Appendix 6: Proforma figures

H1 H2 FY
(In € millions) 2017-2018 2017-2018 2017-2018
Contract Catering & Services revenue 2,552 2,310 4,862
Corporate & Other revenue 12 12 24
Continuing operations revenue 2,564 2,322 4,886
Contract Catering & Services adjusted EBITA 137 53 190
As % of revenue 5,4% 2,3% 3,9%
Corporate & Other adjusted EBITA -6 -9 -15
Continuing operations adjusted EBITA 131 44 175
As % of revenue 5,1% 1,9% 3,6%

Appendix 7: Definition of Alternative Performance Indicators

Organic growth in consolidated revenue: Growth in consolidated revenue expressed as a percentage and adjusted for the impact of (i) changes in exchange rates, using the calculation method described in Chapter 4, Section 4.1.4.1 of the fiscal 2016-2017 Registration Document, and (ii) change in accounting policies, notably the first-time application of IFRS 15 in 2018-2019 and (iii) changes in scope of consolidation.

Adjusted EBITA: Recurring operating profit reported under IFRS adjusted for the impact of share-based compensation expense (stock options and free shares granted by Group companies) and amortization of intangible assets recognized on consolidation.

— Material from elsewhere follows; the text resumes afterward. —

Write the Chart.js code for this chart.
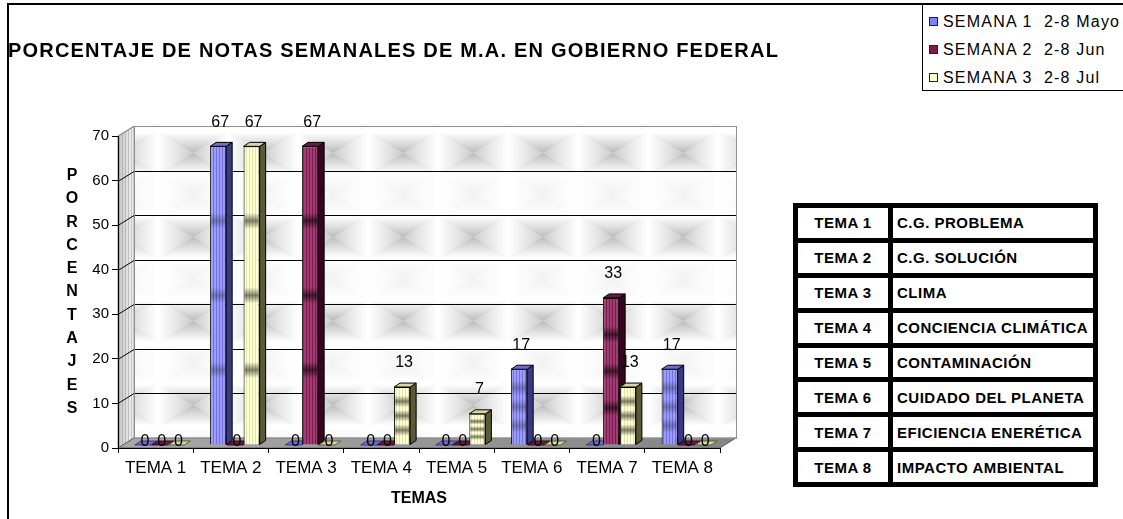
<!DOCTYPE html>
<html lang="es">
<head>
<meta charset="UTF-8">
<title>Porcentaje de notas semanales</title>
<script src="https://cdn.jsdelivr.net/npm/chart.js"></script>
<style>
  body { margin: 0; background: #fff; font-family: Arial, "Liberation Sans", sans-serif; color: #000; }
  #wrap { position: relative; width: 1123px; height: 519px; overflow: hidden; }
  #frame { position: absolute; left: 7px; top: 3px; width: 2000px; height: 2000px; border-left: 2px solid #000; border-top: 2px solid #000; }
  #chart { position: absolute; left: 0; top: 0; }
  #title { position: absolute; left: 8px; top: 38px; font-weight: bold; font-size: 20px; letter-spacing: 1.2px; line-height: 24px; white-space: nowrap; }
  #legend { position: absolute; left: 922px; top: 4px; width: 220px; height: 85px; border: 1px solid #000; background: #fff; }
  .item { position: absolute; left: 6px; height: 20px; line-height: 20px; font-size: 16px; letter-spacing: 1.2px; white-space: pre; }
  .item i { display: inline-block; width: 7px; height: 7px; border: 1px solid #222; margin-right: 5px; vertical-align: 1px; }
  #temas { position: absolute; left: 793px; top: 203px; width: 295px; height: 274px; padding: 5px; background: #000;
           display: grid; grid-template-columns: 90px 200px; grid-template-rows: repeat(8, 1fr); gap: 5px; }
  #temas div { background: #fff; font-weight: bold; font-size: 15px; letter-spacing: 0.5px; display: flex; align-items: center; white-space: nowrap; overflow: hidden; min-width: 0; }
  #temas div.k { justify-content: center; }
  #temas div.v { padding-left: 4px; }
</style>
</head>
<body>
<div id="wrap">
  <div id="frame"></div>
  <canvas id="chart" width="1123" height="519"></canvas>
  <div id="title">PORCENTAJE DE NOTAS SEMANALES DE M.A. EN GOBIERNO FEDERAL</div>
  <div id="legend"></div>
  <div id="temas"></div>
</div>

<script>
// datos
const categories = ['TEMA 1', 'TEMA 2', 'TEMA 3', 'TEMA 4', 'TEMA 5', 'TEMA 6', 'TEMA 7', 'TEMA 8'];
const temaNames = ['C.G. PROBLEMA', 'C.G. SOLUCIÓN', 'CLIMA', 'CONCIENCIA CLIMÁTICA', 'CONTAMINACIÓN',
                   'CUIDADO DEL PLANETA', 'EFICIENCIA ENERÉTICA', 'IMPACTO AMBIENTAL'];
const seriesNames = ['SEMANA 1  2-8 Mayo', 'SEMANA 2  2-8 Jun', 'SEMANA 3  2-8 Jul'];
const semana1 = [0, 67, 0, 0, 0, 17, 0, 17];
const semana2 = [0, 0, 67, 0, 0, 0, 33, 0];
const semana3 = [0, 67, 0, 13, 7, 0, 13, 0];
const yMin = 0, yMax = 70, yStep = 10;
const xTitle = 'TEMAS';
const yTitle = 'PORCENTAJES';

// colores de cada serie
const looks = [
  { light: '#9c9cff', dark: '#7272d8', side: '#3a3a84', top: '#6c6cd0', band: 0.28, mark: '#8080ff' },
  { light: '#a23c72', dark: '#7a1c4e', side: '#360620', top: '#6a1844', band: 0.6, mark: '#7a1c4e' },
  { light: '#ffffd4', dark: '#e2e2ac', side: '#5a5a36', top: '#d6d6a0', band: 0.5, mark: '#ffffcc' }
];

const depth = { x: 16, y: -10 };     // profundidad de las paredes
const barDepth = { x: 6, y: -4 };    // profundidad de las barras
const barShift = { x: 4, y: -3 };    // barras en medio del suelo

function stripes(c1, c2) {
  const cv = document.createElement('canvas');
  cv.width = 3; cv.height = 4;
  const g = cv.getContext('2d');
  g.fillStyle = c1; g.fillRect(0, 0, 3, 4);
  g.fillStyle = c2; g.fillRect(2, 0, 1, 4);
  return g.createPattern(cv, 'repeat');
}

function pyramid(g, x, y, w, h, a) {
  const cx = x + w / 2, cy = y + h / 2;
  const sides = [
    [[x, y], [x + w, y], [cx, y], 1],
    [[x + w, y + h], [x, y + h], [cx, y + h], 1],
    [[x, y + h], [x, y], [x, cy], 0.75],
    [[x + w, y], [x + w, y + h], [x + w, cy], 0.75]
  ];
  sides.forEach(([p1, p2, m, k]) => {
    g.save();
    g.beginPath(); g.moveTo(cx, cy); g.lineTo(p1[0], p1[1]); g.lineTo(p2[0], p2[1]); g.closePath(); g.clip();
    const gr = g.createLinearGradient(cx, cy, m[0], m[1]);
    gr.addColorStop(0, 'rgba(0,0,0,' + (a * k) + ')');
    gr.addColorStop(0.5, 'rgba(0,0,0,' + (a * k * 0.45) + ')');
    gr.addColorStop(1, 'rgba(0,0,0,0)');
    g.fillStyle = gr;
    g.fillRect(x, y, w, h);
    g.restore();
  });
}

function wallTile() {
  const cv = document.createElement('canvas');
  cv.width = 70; cv.height = 84;
  const g = cv.getContext('2d');
  g.fillStyle = '#fff'; g.fillRect(0, 0, 70, 84);
  pyramid(g, 0, 0, 70, 42, 0.27);
  pyramid(g, 0, 42, 70, 42, 0.06);
  return cv;
}

function poly(ctx, pts) {
  ctx.beginPath();
  ctx.moveTo(pts[0][0], pts[0][1]);
  for (let i = 1; i < pts.length; i++) ctx.lineTo(pts[i][0], pts[i][1]);
  ctx.closePath();
}

const tileCanvas = wallTile();
const sideStripes = stripes('rgba(255,255,255,0)', 'rgba(120,120,120,0.35)');

const scene3d = {
  id: 'scene3d',
  beforeDraw(chart) {
    const { ctx, chartArea: a, scales: { y } } = chart;
    const l = a.left, r = a.right, t = a.top, b = a.bottom;
    const dx = depth.x, dy = depth.y;
    ctx.save();
    // pared del fondo
    const pat = ctx.createPattern(tileCanvas, 'repeat');
    pat.setTransform(new DOMMatrix([1, 0, 0, 1, l + dx + 24, t + dy + 6]));
    ctx.fillStyle = pat;
    ctx.fillRect(l + dx, t + dy, r - l, b - t);
    // pared lateral
    poly(ctx, [[l, b], [l, t], [l + dx, t + dy], [l + dx, b + dy]]);
    const sg = ctx.createLinearGradient(l, 0, l + dx, 0);
    sg.addColorStop(0, '#c4c4c4'); sg.addColorStop(1, '#f4f4f4');
    ctx.fillStyle = sg; ctx.fill();
    ctx.fillStyle = sideStripes; ctx.fill();
    ctx.strokeStyle = '#909090'; ctx.lineWidth = 1; ctx.stroke();
    // suelo
    poly(ctx, [[l, b], [r, b], [r + dx, b + dy], [l + dx, b + dy]]);
    const fg = ctx.createLinearGradient(l, 0, r, 0);
    fg.addColorStop(0, '#a8a8a8'); fg.addColorStop(1, '#858585');
    ctx.fillStyle = fg; ctx.fill();
    ctx.strokeStyle = '#606060'; ctx.stroke();
    // lineas de division
    y.ticks.forEach(tk => {
      const py = Math.round(y.getPixelForValue(tk.value)) + 0.5;
      if (tk.value === yMin) return;
      ctx.strokeStyle = tk.value === yMax ? '#909090' : '#000';
      ctx.beginPath();
      ctx.moveTo(l, py); ctx.lineTo(l + dx, py + dy); ctx.lineTo(r + dx, py + dy);
      ctx.stroke();
    });
    ctx.strokeStyle = '#909090';
    ctx.strokeRect(l + dx + 0.5, t + dy + 0.5, r - l, b - t);
    ctx.restore();
  },
  beforeDatasetsDraw(chart) {
    const ctx = chart.ctx;
    ctx.save();
    ctx.translate(barShift.x, barShift.y);
    const bx = barDepth.x, by = barDepth.y;
    chart.data.datasets.forEach((ds, i) => {
      const look = looks[i];
      chart.getDatasetMeta(i).data.forEach(bar => {
        const { x, y, base, width } = bar.getProps(['x', 'y', 'base', 'width'], true);
        const L = x - width / 2, R = x + width / 2;
        ctx.lineWidth = 1;
        ctx.strokeStyle = '#000';
        if (base - y > 0.5) {
          poly(ctx, [[R, y], [R + bx, y + by], [R + bx, base + by], [R, base]]);
          ctx.fillStyle = look.side; ctx.fill(); ctx.stroke();
        }
        poly(ctx, [[L, y], [R, y], [R + bx, y + by], [L + bx, y + by]]);
        ctx.fillStyle = look.top; ctx.fill();
        ctx.strokeStyle = base - y > 0.5 ? '#000' : look.side;
        ctx.stroke();
      });
    });
  },
  afterDatasetsDraw(chart) {
    const ctx = chart.ctx;
    // bandas oscuras en la cara frontal
    chart.data.datasets.forEach((ds, i) => {
      const look = looks[i];
      chart.getDatasetMeta(i).data.forEach(bar => {
        const { x, y, base, width } = bar.getProps(['x', 'y', 'base', 'width'], true);
        const h = base - y;
        if (h < 6) return;
        const hw = Math.min(h / 10, 8);
        for (let k = 1; k <= 3; k++) {
          const yk = y + h * k / 4;
          const g = ctx.createLinearGradient(0, yk - hw, 0, yk + hw);
          g.addColorStop(0, 'rgba(0,0,0,0)');
          g.addColorStop(0.5, 'rgba(0,0,0,' + look.band + ')');
          g.addColorStop(1, 'rgba(0,0,0,0)');
          ctx.fillStyle = g;
          ctx.fillRect(x - width / 2 + 1, yk - hw, width - 2, hw * 2);
        }
      });
    });
    // etiquetas de datos
    ctx.fillStyle = '#000';
    ctx.font = '16px Arial, "Liberation Sans", sans-serif';
    ctx.textAlign = 'center';
    ctx.textBaseline = 'middle';
    chart.data.datasets.forEach((ds, i) => {
      chart.getDatasetMeta(i).data.forEach((bar, j) => {
        const v = ds.data[j];
        const { x, y, base } = bar.getProps(['x', 'y', 'base'], true);
        const ty = v === 0 ? base - 3 : y - 24;
        ctx.fillText(String(v), x + 2, ty);
      });
    });
    ctx.restore();
  },
  afterDraw(chart) {
    const { ctx, scales: { y } } = chart;
    const mid = (y.top + y.bottom) / 2;
    const step = 23.3;
    ctx.save();
    ctx.fillStyle = '#000';
    ctx.font = 'bold 16px Arial, "Liberation Sans", sans-serif';
    ctx.textAlign = 'center';
    ctx.textBaseline = 'middle';
    const letters = yTitle.split('');
    letters.forEach((ch, k) => {
      ctx.fillText(ch, 72, mid + (k - (letters.length - 1) / 2) * step);
    });
    ctx.restore();
  }
};

const series = [semana1, semana2, semana3];

new Chart(document.getElementById('chart'), {
  type: 'bar',
  data: {
    labels: categories,
    datasets: series.map((d, i) => ({
      label: seriesNames[i],
      data: d,
      backgroundColor: stripes(looks[i].light, looks[i].dark),
      borderColor: '#000',
      borderWidth: 1,
      barPercentage: 0.96,
      categoryPercentage: 0.667
    }))
  },
  options: {
    responsive: false,
    animation: false,
    devicePixelRatio: 1,
    layout: { padding: { left: 78, right: 403, top: 136, bottom: 11 } },
    plugins: { legend: { display: false }, tooltip: { enabled: false } },
    scales: {
      x: {
        afterFit: s => { s.height = 60; },
        grid: { drawOnChartArea: false, tickLength: 5, color: '#000', offset: true },
        border: { color: '#000' },
        ticks: { color: '#000', font: { size: 17, family: 'Arial' }, padding: 5, maxRotation: 0, autoSkip: false },
        title: { display: true, text: xTitle, color: '#000', font: { size: 16, weight: 'bold', family: 'Arial' }, padding: 0 }
      },
      y: {
        min: yMin,
        max: yMax,
        afterFit: s => { s.width = 40; },
        grid: { drawOnChartArea: false, tickLength: 6, color: '#000' },
        border: { color: '#000' },
        ticks: { stepSize: yStep, color: '#000', font: { size: 15, family: 'Arial' }, padding: 3 }
      }
    }
  },
  plugins: [scene3d]
});

// leyenda
const legend = document.getElementById('legend');
seriesNames.forEach((name, i) => {
  const it = document.createElement('div');
  it.className = 'item';
  it.style.top = (7 + i * 28) + 'px';
  const m = document.createElement('i');
  m.style.background = looks[i].mark;
  it.appendChild(m);
  it.appendChild(document.createTextNode(name));
  legend.appendChild(it);
});

// tabla de temas
const temas = document.getElementById('temas');
categories.forEach((c, i) => {
  const k = document.createElement('div');
  k.className = 'k';
  k.textContent = c;
  const v = document.createElement('div');
  v.className = 'v';
  v.textContent = temaNames[i];
  temas.appendChild(k);
  temas.appendChild(v);
});
</script>
</body>
</html>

The Group considers that this indicator best reflects the operating performance of its businesses as it includes the depreciation and amortization arising as a result of the capex inherent to the Group's business model. It is also the most commonly used indicator in the industry and therefore permits comparisons between the Group and its peers.

Adjusted EBITA margin: Adjusted EBITA as a percentage of consolidated revenue

Adjusted earnings per share: This indicator is calculated based on consolidated profit for the period attributable to owners of the parent excluding (i) non-recurring income and expenses, net, and exceptional impairment of investments in and loans to non-consolidated companies, net of the income tax effect calculated at the Group's standard tax rate of 34%, and (ii) amortization of intangible assets recognized on consolidation (mainly customer relationships).

Operating free cash flow: The sum of the following items as defined in the fiscal 2017-2018 Registration Document and recorded either as individual line items or as the sum of several individual line items in the consolidated cash flow statement:

  • Reported EBITDA.
  • Net capital expenditure (i.e. amounts paid as consideration for property, plant and equipment and intangible assets used in operations less the proceeds received from sales of these types of assets).
  • Change in net operating working capital.
  • Other cash movements, which primarily comprise cash outflows related to (i) non-recurring items in the income statement and (ii) provisions recognized for liabilities resulting from fair value adjustments recognized on the acquisition of consolidated companies.

This indicator reflects cash generated by operations and is the indicator used internally for the annual performance appraisals of the Group's managers.

Leverage ratio (as defined in the covenants in the Senior Facilities Agreement and presented for the Group's debt at a given period-end): The ratio between (i) the Group's net debt (at the given period-end determined based on the definition and covenants in the Senior Facilities Agreement as described in Chapter 4, Section 4.7.2 of the fiscal 2017-2018 Registration Document: "Senior Facilities Agreement", i.e. excluding unamortized issuance costs and the fair value of derivative instruments) and (ii) adjusted EBITDA calculated on a rolling basis for the twelve months preceding the period-end concerned, further adjusted to exclude the impacts of acquisitions and divestments of consolidated companies during the twelve months preceding said period-end.